Data block:
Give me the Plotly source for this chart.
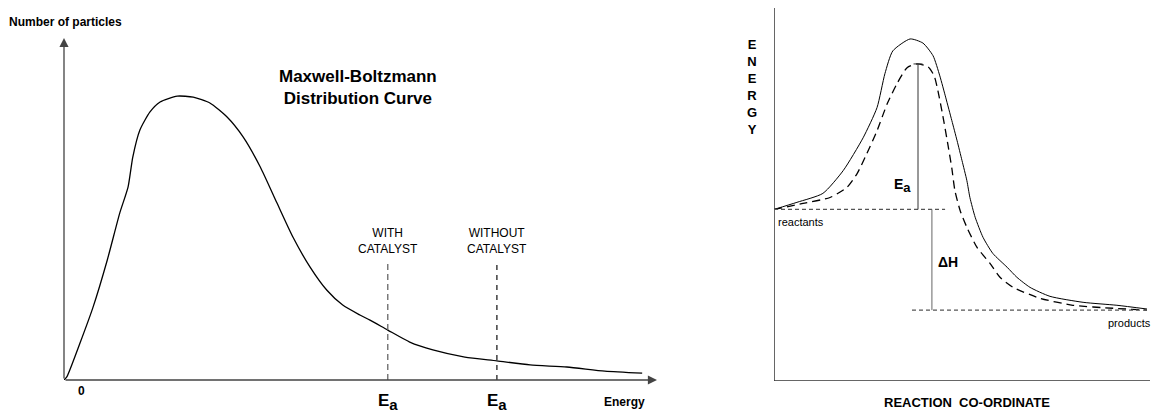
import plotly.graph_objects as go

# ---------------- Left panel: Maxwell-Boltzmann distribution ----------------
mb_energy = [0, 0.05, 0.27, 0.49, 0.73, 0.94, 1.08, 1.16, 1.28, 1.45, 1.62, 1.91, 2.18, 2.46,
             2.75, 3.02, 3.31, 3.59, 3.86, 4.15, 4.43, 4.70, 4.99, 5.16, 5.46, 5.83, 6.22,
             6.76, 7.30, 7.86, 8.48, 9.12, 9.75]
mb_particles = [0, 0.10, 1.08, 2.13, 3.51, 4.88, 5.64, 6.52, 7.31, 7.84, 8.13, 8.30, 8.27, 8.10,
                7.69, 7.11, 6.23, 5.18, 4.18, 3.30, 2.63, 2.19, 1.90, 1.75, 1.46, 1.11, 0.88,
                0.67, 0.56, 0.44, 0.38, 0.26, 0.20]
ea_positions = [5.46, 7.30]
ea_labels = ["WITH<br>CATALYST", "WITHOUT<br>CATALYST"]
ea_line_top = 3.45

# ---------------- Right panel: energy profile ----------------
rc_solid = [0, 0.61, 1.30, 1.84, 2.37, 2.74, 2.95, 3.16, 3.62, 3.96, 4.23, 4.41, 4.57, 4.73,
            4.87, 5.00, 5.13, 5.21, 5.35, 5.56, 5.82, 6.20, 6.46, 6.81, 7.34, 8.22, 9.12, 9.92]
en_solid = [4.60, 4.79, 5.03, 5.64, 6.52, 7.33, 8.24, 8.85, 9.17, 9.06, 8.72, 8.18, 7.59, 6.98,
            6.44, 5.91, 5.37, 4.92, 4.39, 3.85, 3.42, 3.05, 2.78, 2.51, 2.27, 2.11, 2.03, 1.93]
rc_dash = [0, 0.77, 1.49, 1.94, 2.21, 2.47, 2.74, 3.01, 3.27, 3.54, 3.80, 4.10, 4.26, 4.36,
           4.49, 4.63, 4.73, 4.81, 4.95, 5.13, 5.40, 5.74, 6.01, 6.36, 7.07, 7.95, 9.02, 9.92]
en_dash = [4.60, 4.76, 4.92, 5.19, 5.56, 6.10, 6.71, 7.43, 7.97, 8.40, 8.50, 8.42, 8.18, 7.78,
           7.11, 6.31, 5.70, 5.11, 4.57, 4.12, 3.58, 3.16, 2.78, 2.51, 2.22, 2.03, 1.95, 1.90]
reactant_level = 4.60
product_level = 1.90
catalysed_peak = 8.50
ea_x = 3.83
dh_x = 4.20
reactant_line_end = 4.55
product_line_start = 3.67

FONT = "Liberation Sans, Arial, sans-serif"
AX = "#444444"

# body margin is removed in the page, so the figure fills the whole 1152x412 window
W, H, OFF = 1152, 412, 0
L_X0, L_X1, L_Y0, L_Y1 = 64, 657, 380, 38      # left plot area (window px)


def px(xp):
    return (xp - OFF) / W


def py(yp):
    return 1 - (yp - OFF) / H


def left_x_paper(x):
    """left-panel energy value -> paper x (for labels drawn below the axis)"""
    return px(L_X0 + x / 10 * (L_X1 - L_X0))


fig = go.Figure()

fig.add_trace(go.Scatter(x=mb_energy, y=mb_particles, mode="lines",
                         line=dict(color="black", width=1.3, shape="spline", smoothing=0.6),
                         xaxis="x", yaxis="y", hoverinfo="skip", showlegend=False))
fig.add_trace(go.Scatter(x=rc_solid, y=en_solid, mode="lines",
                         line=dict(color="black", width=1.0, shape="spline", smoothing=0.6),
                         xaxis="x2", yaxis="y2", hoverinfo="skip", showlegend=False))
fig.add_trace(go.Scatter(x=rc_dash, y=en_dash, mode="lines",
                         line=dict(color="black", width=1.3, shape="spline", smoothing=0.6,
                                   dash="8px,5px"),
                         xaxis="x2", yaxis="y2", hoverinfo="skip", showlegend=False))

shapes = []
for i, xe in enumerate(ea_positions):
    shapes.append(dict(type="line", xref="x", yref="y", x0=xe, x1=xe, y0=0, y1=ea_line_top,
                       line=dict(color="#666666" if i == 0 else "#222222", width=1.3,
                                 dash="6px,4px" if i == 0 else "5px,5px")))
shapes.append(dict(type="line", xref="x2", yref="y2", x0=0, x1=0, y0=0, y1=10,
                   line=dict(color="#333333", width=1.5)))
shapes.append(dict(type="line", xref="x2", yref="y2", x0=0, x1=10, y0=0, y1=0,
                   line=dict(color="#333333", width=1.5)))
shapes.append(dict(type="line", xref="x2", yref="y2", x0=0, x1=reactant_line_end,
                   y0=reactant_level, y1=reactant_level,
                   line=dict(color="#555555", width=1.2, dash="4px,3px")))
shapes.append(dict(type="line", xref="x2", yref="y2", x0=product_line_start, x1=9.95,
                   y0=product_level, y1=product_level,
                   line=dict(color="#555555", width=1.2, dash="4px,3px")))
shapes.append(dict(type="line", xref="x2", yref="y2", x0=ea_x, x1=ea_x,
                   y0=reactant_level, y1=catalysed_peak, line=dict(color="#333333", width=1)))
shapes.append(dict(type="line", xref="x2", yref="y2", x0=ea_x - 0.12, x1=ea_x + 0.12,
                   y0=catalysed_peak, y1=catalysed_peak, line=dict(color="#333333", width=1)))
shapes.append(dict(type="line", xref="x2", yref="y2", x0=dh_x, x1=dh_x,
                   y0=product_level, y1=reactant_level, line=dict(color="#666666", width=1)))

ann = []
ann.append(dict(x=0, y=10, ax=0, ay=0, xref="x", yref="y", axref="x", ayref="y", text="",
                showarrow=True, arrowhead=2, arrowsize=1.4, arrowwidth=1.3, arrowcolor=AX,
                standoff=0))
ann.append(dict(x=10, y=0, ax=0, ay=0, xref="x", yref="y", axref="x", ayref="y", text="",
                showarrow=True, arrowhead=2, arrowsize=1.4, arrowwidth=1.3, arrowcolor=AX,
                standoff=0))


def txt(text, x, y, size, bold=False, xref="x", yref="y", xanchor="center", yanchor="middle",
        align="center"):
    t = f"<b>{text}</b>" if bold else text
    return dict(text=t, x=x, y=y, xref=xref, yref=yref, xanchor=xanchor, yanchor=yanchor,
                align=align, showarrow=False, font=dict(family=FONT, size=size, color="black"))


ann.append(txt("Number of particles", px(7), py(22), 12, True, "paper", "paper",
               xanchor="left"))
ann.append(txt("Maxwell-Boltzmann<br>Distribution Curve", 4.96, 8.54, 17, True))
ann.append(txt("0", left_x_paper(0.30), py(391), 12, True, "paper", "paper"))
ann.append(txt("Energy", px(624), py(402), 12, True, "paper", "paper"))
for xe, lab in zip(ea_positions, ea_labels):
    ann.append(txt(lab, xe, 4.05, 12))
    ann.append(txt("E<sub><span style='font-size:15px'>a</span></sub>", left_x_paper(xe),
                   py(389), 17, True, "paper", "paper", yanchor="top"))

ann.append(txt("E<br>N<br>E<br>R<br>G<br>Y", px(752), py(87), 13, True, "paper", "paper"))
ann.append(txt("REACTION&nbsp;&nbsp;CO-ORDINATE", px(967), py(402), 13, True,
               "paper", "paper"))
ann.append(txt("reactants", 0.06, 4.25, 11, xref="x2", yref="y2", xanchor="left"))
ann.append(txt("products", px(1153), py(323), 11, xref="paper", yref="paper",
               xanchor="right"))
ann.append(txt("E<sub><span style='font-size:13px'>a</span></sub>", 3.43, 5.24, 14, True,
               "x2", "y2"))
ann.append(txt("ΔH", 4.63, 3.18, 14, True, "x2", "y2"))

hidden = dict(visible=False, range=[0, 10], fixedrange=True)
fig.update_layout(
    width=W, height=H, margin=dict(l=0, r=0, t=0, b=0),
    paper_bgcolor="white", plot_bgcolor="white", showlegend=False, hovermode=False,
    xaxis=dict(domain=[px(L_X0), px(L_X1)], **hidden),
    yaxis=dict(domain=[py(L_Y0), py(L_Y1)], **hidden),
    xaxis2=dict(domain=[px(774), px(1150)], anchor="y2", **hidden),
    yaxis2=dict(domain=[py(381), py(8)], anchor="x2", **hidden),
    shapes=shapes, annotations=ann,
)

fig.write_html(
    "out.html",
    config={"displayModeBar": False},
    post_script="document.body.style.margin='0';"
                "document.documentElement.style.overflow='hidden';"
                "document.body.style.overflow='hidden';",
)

Required work: Go from the first line of the data above to the line containing "ea_line_top = 3.45" and retype exactly those lines, both included, but none of the pictures.

Answer to this task:
Give me the Plotly source for this chart.
import plotly.graph_objects as go

# ---------------- Left panel: Maxwell-Boltzmann distribution ----------------
mb_energy = [0, 0.05, 0.27, 0.49, 0.73, 0.94, 1.08, 1.16, 1.28, 1.45, 1.62, 1.91, 2.18, 2.46,
             2.75, 3.02, 3.31, 3.59, 3.86, 4.15, 4.43, 4.70, 4.99, 5.16, 5.46, 5.83, 6.22,
             6.76, 7.30, 7.86, 8.48, 9.12, 9.75]
mb_particles = [0, 0.10, 1.08, 2.13, 3.51, 4.88, 5.64, 6.52, 7.31, 7.84, 8.13, 8.30, 8.27, 8.10,
                7.69, 7.11, 6.23, 5.18, 4.18, 3.30, 2.63, 2.19, 1.90, 1.75, 1.46, 1.11, 0.88,
                0.67, 0.56, 0.44, 0.38, 0.26, 0.20]
ea_positions = [5.46, 7.30]
ea_labels = ["WITH<br>CATALYST", "WITHOUT<br>CATALYST"]
ea_line_top = 3.45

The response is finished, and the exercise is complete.